Baker responded, saying the people are “represented by the people that are in it,” and opined that it might mean more to the student if a teacher supported them on an individual level.

“If those folks may show these things to individual students, it might be even more valuable than just a general – not to say it’s not important, but it may be a more personal approach for a student that may be in crisis to know that a teacher standing in front of them is cognizant of their struggle, and worried about them, and that it’s safe to have a conversation with them,” Baker said. “I see what you mean, Ben, but I wonder if this would end up being better for individual contact when it’s sought.”

Board Vice President Melissa Bliss said the policy states the district is adopting a “content neutral” policy, and refuted the idea that the district doesn’t want to support the Pride flag.

“That’s not the message, I don’t believe, that this board has. Maybe I’m wrong, but that’s not the message I want us to be sending,” Bliss said. “I think the idea is that we want to remain focused on the content that is owned by the district that remains neutral and in the sense that, what we’ve all said is that individuals can personalize in displays they can choose themselves. But we referenced things like company vehicles and things owned by different private business that you’re regulated on what you can and can’t do to those items that don’t belong to you. I feel like when we look at this draft before us, it does remain neutral in the sense we’re supporting things that align with our mission and vision; we’re not regulating what individuals are wearing or supporting.

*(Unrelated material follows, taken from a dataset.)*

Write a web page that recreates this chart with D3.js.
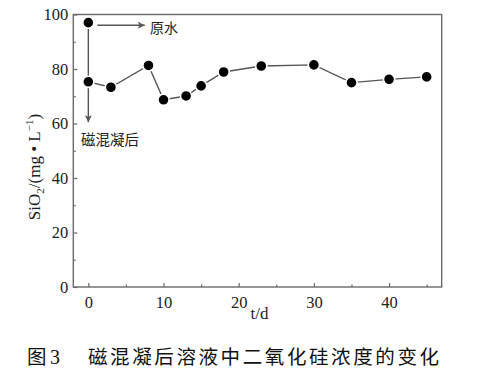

So, I hope that the message isn’t that we don’t support one another, but that we’re trying to stay neutral and control what is owned by the district.”

Karle disagreed, saying he understands it wasn’t the intent, reiterating his stance on what message the district would send by not allowing the Pride flag or similar flags in classrooms.

“I worry the message would be the opposite from the community and most importantly, from the kids that are watching this that, my identity and life was affirmed, but now my district does that,” Karle said. “I know that’s not our intent with the wording, but the message that we receive by even one kid is too important, from my lens, to look at this issue and the legal ground with which we have none to stand on should we prohibit flying a flag.

“This is an emotionally-charged issue for so many kids, and we want to get it right. It’s a tough position schools are being put into, and it’s not related just to us, but I think a lot of people are watching, and we have the opportunity to model inclusivity while also being aware of what our message is.”

A second reading of the draft policy is scheduled for the board’s next meeting on Monday, Nov. 7 at 6 p.m. at the district offices, where it could be brought to a vote for adoption.